DURBAN – Africa Code Week 2018 received a significant boost with the announcement of key partner Google's support of 53 non-profit organisations across 11 countries. 

This is the third consecutive year that Google is making micro-grants available to organisations involved in implementing Africa Code Week's vision to instil 21st century skills among Africa's youth. In 2016 and 2017, the 90 Google enabled organisations across 10 countries to expose more than 100 000 youth to computer science and coding.

According to Sunil Geness, Project Lead for Africa Code Week, the two tech giants SAP and Google have taken their partnership beyond global technological collaboration and joined forces to further intensify the reach of the Africa Code Week programme.

Geness said, "Equipping Africa's large youthful workforce with digital skills is vital to ensuring the continent's future success and its ability to achieve the ambitions of the UN Sustainable Development Goals. Google's immense support will this year alone empower 2 200 teachers who will inspire an estimated 80 000 students through computer science and coding workshops during Africa Code Week 2018.

Africa Code Week which was launched in 2015 had a goal of impacting the lives of 2 million youth by 2020. To date, over 1.8 million youth across 35 African countries have been introduced to 21st-century digital skills.

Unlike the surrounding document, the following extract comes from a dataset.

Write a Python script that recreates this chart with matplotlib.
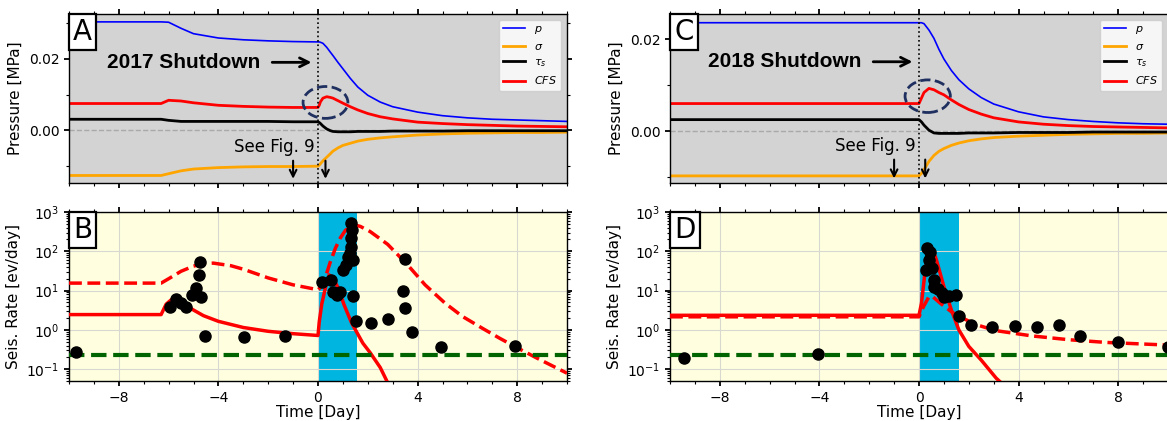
import matplotlib
matplotlib.use('Agg')
import matplotlib.pyplot as plt
from matplotlib.patches import Ellipse
from matplotlib.offsetbox import AnchoredText
from matplotlib.ticker import MultipleLocator, LogLocator, NullFormatter

# ---------------- data ----------------
# 2017 pressure components (MPa) vs time (day)
t_a = [-10, -6.3, -6.0, -5.5, -5.0, -4.0, -3.0, -2.0, -1.0, 0.0, 0.05, 0.1, 0.2, 0.35,
       0.5, 0.6, 0.8, 1.0, 1.3, 1.6, 2.0, 2.5, 3.0, 4.0, 5.0, 6.0, 7.0, 8.0, 9.0, 10.0]
p_a = [0.0303, 0.0303, 0.0302, 0.0285, 0.0270, 0.0258, 0.0253, 0.0250, 0.0248, 0.0247,
       0.0247, 0.0246, 0.0243, 0.0232, 0.0218, 0.0209, 0.0190, 0.0172, 0.0145, 0.0121,
       0.0098, 0.0079, 0.0066, 0.0051, 0.0041, 0.0035, 0.0031, 0.0029, 0.0027, 0.0025]
sig_a = [-0.0126, -0.0126, -0.0121, -0.0113, -0.0108, -0.0104, -0.0102, -0.0101, -0.0101,
         -0.0100, -0.0097, -0.0093, -0.0085, -0.0075, -0.0065, -0.0058, -0.0049, -0.0042,
         -0.0036, -0.0030, -0.0025, -0.0021, -0.0018, -0.0013, -0.0010, -0.0008, -0.0007,
         -0.0006, -0.0006, -0.0005]
tau_a = [0.0031, 0.0031, 0.0028, 0.0025, 0.0025, 0.0025, 0.0025, 0.0025, 0.0024, 0.0024,
         0.0022, 0.0019, 0.0012, 0.0004, -0.0001, -0.0003, -0.0004, -0.0004, -0.0004,
         -0.0003, -0.0003, -0.0003, -0.0002, -0.0002, -0.0002, -0.0001, -0.0001, -0.0001,
         -0.0001, -0.0001]
cfs_a = [0.0075, 0.0075, 0.0084, 0.0082, 0.0077, 0.0070, 0.0067, 0.0065, 0.0064, 0.0064,
         0.0070, 0.0080, 0.0090, 0.0094, 0.0092, 0.0090, 0.0083, 0.0076, 0.0066, 0.0057,
         0.0047, 0.0038, 0.0032, 0.0023, 0.0019, 0.0016, 0.0014, 0.0012, 0.0011, 0.0010]

# 2018 pressure components (MPa)
t_c = [-10, 0.0, 0.1, 0.2, 0.4, 0.6, 0.8, 1.0, 1.3, 1.6, 2.0, 2.5, 3.0, 4.0, 5.0, 6.0,
       7.0, 8.0, 9.0, 10.0]
p_c = [0.0236, 0.0236, 0.0236, 0.0234, 0.0220, 0.0202, 0.0178, 0.0157, 0.0132, 0.0112,
       0.0092, 0.0073, 0.0059, 0.0042, 0.0031, 0.0025, 0.0021, 0.0018, 0.0016, 0.0015]
sig_c = [-0.00975, -0.00975, -0.0092, -0.0084, -0.0066, -0.0053, -0.0044, -0.0038, -0.0031,
         -0.0026, -0.0021, -0.0017, -0.0014, -0.0011, -0.0009, -0.0007, -0.0006, -0.0005,
         -0.0005, -0.0004]
tau_c = [0.0025, 0.0025, 0.0020, 0.0013, 0.0002, -0.0004, -0.0005, -0.0005, -0.0005, -0.0005,
         -0.0004, -0.0004, -0.0004, -0.0003, -0.0003, -0.0003, -0.0002, -0.0002, -0.0002,
         -0.0002]
cfs_c = [0.0060, 0.0060, 0.0072, 0.0084, 0.0093, 0.0090, 0.0084, 0.0079, 0.0068, 0.0058,
         0.0047, 0.0037, 0.0029, 0.0020, 0.0015, 0.0012, 0.0010, 0.0009, 0.0008, 0.0007]

# 2017 seismicity rate models (ev/day)
t_b_dash = [-10, -6.3, -6.0, -5.5, -5.0, -4.5, -4.2, -3.5, -3.0, -2.0, -1.0, 0.0, 0.15, 0.3,
            0.5, 0.7, 0.9, 1.1, 1.4, 1.7, 2.1, 2.8, 3.6, 4.3, 5.1, 5.8, 6.6, 7.3, 8.0, 8.8, 10.0]
r_b_dash = [15.5, 15.5, 20, 31, 42, 49, 50, 43, 35, 21, 14, 10.5, 13, 22, 55, 120, 220, 340,
            480, 430, 316, 150, 45, 14, 4.8, 2.2, 1.1, 0.61, 0.35, 0.19, 0.079]
t_b_solid = [-10, -6.3, -6.1, -5.9, -5.6, -5.3, -5.0, -4.6, -4.0, -3.0, -2.0, -1.0, 0.0, 0.05,
             0.15, 0.3, 0.45, 0.6, 0.8, 1.05, 1.35, 1.8, 2.1, 2.5, 2.8]
r_b_solid = [2.45, 2.45, 4.5, 5.8, 5.2, 4.2, 3.2, 2.3, 1.65, 1.15, 0.92, 0.80, 0.72, 1.6,
             4.5, 12, 25, 21, 12, 4.3, 1.5, 0.46, 0.26, 0.11, 0.045]
t_b_obs = [-9.7, -5.93, -5.7, -5.5, -5.3, -5.07, -4.88, -4.78, -4.73, -4.7, -4.52, -2.96, -1.31,
           0.15, 0.52, 0.6, 0.75, 0.9, 1.0, 1.12, 1.2, 1.27, 1.34, 1.34, 1.37, 1.34, 1.4, 1.42,
           1.54, 2.14, 2.8, 3.43, 3.5, 3.5, 3.78, 4.93, 7.9]
r_b_obs = [0.28, 3.8, 6.0, 4.8, 3.9, 7.8, 11.5, 25, 54, 6.8, 0.68, 0.65, 0.68,
           17, 18.6, 9.4, 7.8, 9.4, 33, 45, 73, 89, 130, 215, 350, 530, 60, 7.3,
           1.7, 1.48, 1.87, 9.8, 63, 3.7, 0.89, 0.36, 0.39]

# 2018 seismicity rate models (ev/day)
t_d_solid = [-10, 0.0, 0.1, 0.25, 0.4, 0.47, 0.55, 0.7, 1.0, 1.3, 1.6, 2.0, 2.5, 3.1, 3.3]
r_d_solid = [2.35, 2.35, 4.8, 33, 108, 130, 115, 60, 12.6, 3.2, 1.0, 0.38, 0.17, 0.059, 0.045]
t_d_dash = [-10, 0.0, 0.18, 0.4, 0.55, 0.7, 0.85, 1.3, 1.6, 2.33, 3.07, 4.55, 6.04, 7.5, 10.0]
r_d_dash = [2.15, 2.15, 3.9, 7.0, 7.0, 5.8, 4.8, 2.9, 2.2, 1.34, 0.96, 0.70, 0.56, 0.48, 0.41]
t_d_obs = [-9.42, -4.05, 0.33, 0.43, 0.28, 0.4, 0.52, 0.62, 0.62, 0.77, 0.92, 1.02, 1.22, 1.48,
           1.59, 2.1, 2.92, 3.86, 4.73, 5.62, 6.45, 8.0, 10.0]
r_d_obs = [0.198, 0.245, 119, 98, 33, 60, 37, 18.7, 12.6, 10.8, 8.5, 6.8, 7.3, 7.8,
           2.27, 1.34, 1.17, 1.26, 1.17, 1.34, 0.70, 0.50, 0.36]

background_rate = 0.227
stimulation_end = [1.57, 1.59]
panel_letters = ['A', 'B', 'C', 'D']
shutdown_labels = ['2017 Shutdown', '2018 Shutdown']

# ---------------- figure ----------------
W, H = 1167, 421
fig = plt.figure(figsize=(W / 100, H / 100), dpi=100)
plt.rcParams['font.family'] = ['DejaVu Sans']


def rect(x0, y0, x1, y1):
    return [x0 / W, 1 - y1 / H, (x1 - x0) / W, (y1 - y0) / H]


ax_a = fig.add_axes(rect(69, 14, 567, 183))
ax_b = fig.add_axes(rect(69, 212, 567, 381))
ax_c = fig.add_axes(rect(670, 14, 1168, 183))
ax_d = fig.add_axes(rect(670, 212, 1168, 381))


def style_ticks(ax):
    ax.tick_params(which='both', top=True, right=True, direction='out', labelsize=10)
    ax.tick_params(which='major', width=1.3)
    ax.tick_params(which='minor', width=0.8)
    ax.xaxis.set_major_locator(MultipleLocator(4))
    ax.xaxis.set_minor_locator(MultipleLocator(1))
    for s in ax.spines.values():
        s.set_linewidth(1.0)


def letter(ax, s):
    at = AnchoredText(s, loc='upper left', frameon=True, pad=0.15, borderpad=0.0,
                      prop=dict(size=20))
    at.patch.set_boxstyle('square', pad=0)
    at.patch.set_edgecolor('k')
    at.patch.set_linewidth(1.6)
    at.set_zorder(6)
    ax.add_artist(at)


def pressure_panel(ax, t, p, sig, tau, cfs, ylim, label, name, txt_y, see_y, arr_top,
                   arr_x, ell):
    ax.set_facecolor('lightgray')
    ax.axhline(0, color='darkgray', ls='--', lw=1, zorder=1)
    ax.plot(t, p, color='blue', lw=1.2, label='$p$')
    ax.plot(t, sig, color='orange', lw=2, label=r'$\sigma$')
    ax.plot(t, tau, color='black', lw=2, label=r'$\tau_s$')
    ax.plot(t, cfs, color='red', lw=2, label='$CFS$')
    ax.axvline(0, color='k', ls=':', lw=1.2)
    ax.set_xlim(-10, 10)
    ax.set_ylim(*ylim)
    ax.yaxis.set_major_locator(MultipleLocator(0.02))
    ax.yaxis.set_minor_locator(MultipleLocator(0.01))
    ax.yaxis.set_major_formatter(plt.FormatStrFormatter('%.2f'))
    style_ticks(ax)
    ax.tick_params(labelbottom=False)
    ax.set_ylabel('Pressure [MPa]', fontsize=11)
    ax.legend(loc='upper right', fontsize=8)
    ax.text(-5.4, txt_y, label, fontsize=15, fontweight='bold',
            family='Liberation Sans', ha='center', va='center')
    ax.annotate('', xy=(-0.15, txt_y), xytext=(-1.95, txt_y),
                arrowprops=dict(arrowstyle='->', lw=2, color='k', mutation_scale=16))
    ax.text(-0.15, see_y, 'See Fig. 9', fontsize=12, ha='right', va='center')
    for x in arr_x:
        ax.annotate('', xy=(x, ylim[0] + 0.0004), xytext=(x, arr_top),
                    arrowprops=dict(arrowstyle='->', lw=1.5, color='k', mutation_scale=12))
    ax.add_patch(Ellipse(ell[:2], ell[2], ell[3], fill=False, ls='--', lw=2,
                         edgecolor='#1f3060', zorder=5))
    letter(ax, name)


def rate_panel(ax, t_s, r_s, t_dsh, r_dsh, t_o, r_o, t_end, name):
    ax.set_facecolor('lightyellow')
    ax.set_yscale('log')
    ax.grid(True, which='major', color='#d8d8d0', lw=0.8)
    ax.axvspan(0, t_end, color='#00b5e0', zorder=1, lw=0)
    ax.plot(t_dsh, r_dsh, color='red', ls='--', lw=2.5, zorder=3)
    ax.plot(t_s, r_s, color='red', lw=2.5, zorder=3)
    ax.axhline(background_rate, color='darkgreen', ls='--', lw=3, zorder=3)
    ax.plot(t_o, r_o, 'o', color='black', ms=8, zorder=4)
    ax.set_xlim(-10, 10)
    ax.set_ylim(0.05, 1000)
    ax.yaxis.set_major_locator(LogLocator(base=10, numticks=10))
    ax.yaxis.set_minor_locator(LogLocator(base=10, subs=range(2, 10), numticks=10))
    ax.yaxis.set_minor_formatter(NullFormatter())
    style_ticks(ax)
    ax.set_xlabel('Time [Day]', fontsize=11, labelpad=0)
    ax.set_ylabel('Seis. Rate [ev/day]', fontsize=11)
    letter(ax, name)


pressure_panel(ax_a, t_a, p_a, sig_a, tau_a, cfs_a, (-0.0147, 0.0325), shutdown_labels[0],
               panel_letters[0], 0.019, -0.0046, -0.0077, [-1.0, 0.3],
               (0.3, 0.0078, 1.8, 0.0089))
pressure_panel(ax_c, t_c, p_c, sig_c, tau_c, cfs_c, (-0.0113, 0.0255), shutdown_labels[1],
               panel_letters[2], 0.0151, -0.0032, -0.0056, [-1.0, 0.25],
               (0.35, 0.0076, 1.82, 0.0071))
rate_panel(ax_b, t_b_solid, r_b_solid, t_b_dash, r_b_dash, t_b_obs, r_b_obs,
           stimulation_end[0], panel_letters[1])
rate_panel(ax_d, t_d_solid, r_d_solid, t_d_dash, r_d_dash, t_d_obs, r_d_obs,
           stimulation_end[1], panel_letters[3])

fig.savefig('out.png', dpi=100)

Africa Code Week also aims to empower 70 000 teachers across the continent with key skills and teaching materials to help bridge the digital and gender skills gap in Africa.

Mzamo Masito the Chief Marketing Officer of Google for sub-Saharan Africa said, "Africa Code Week's focus on instilling skills and building local digital skills and teaching capacity is superbly aligned to own commitment in preparing 10 million people in Africa for tomorrow's workplace".

For the 2018 Africa Code Week, the 2017 Google micro-grant recipients will host a series of community workshops with the goal of empowering youth and teachers to create sustainable local skills development capacity. Organisations that will receive support from Google this year are from African countries like Botswana, Ghana, Kenya, Lesotho, Nigeria, South Africa and Uganda.

The Siyafunda Community Technology Centre in South Africa, which aims to equip 1000 teachers with digital skills was one of many organisations that received support from Google in the form of a micro-grant. 

"All of this year's grant recipients focus on establishing communities of practice to support youth as they prepare for a future where digital and STEM skills are paramount," said Geness. 

Genness added that with Google's support, Africa Code Week is playing an invaluable role in developing sustainable local digital skills capacity that will empower a new generation of African worker with the knowledge and inspiration they need to succeed. 

Africa Code Week will take place throughout the course of October and will provide learners from 8-17 years of age the opportunity to program their own animations. Older learners aged 18-24 will be provided with a basic understanding of website architecture, teaching them how to develop a fully operational and mobile-friendly website.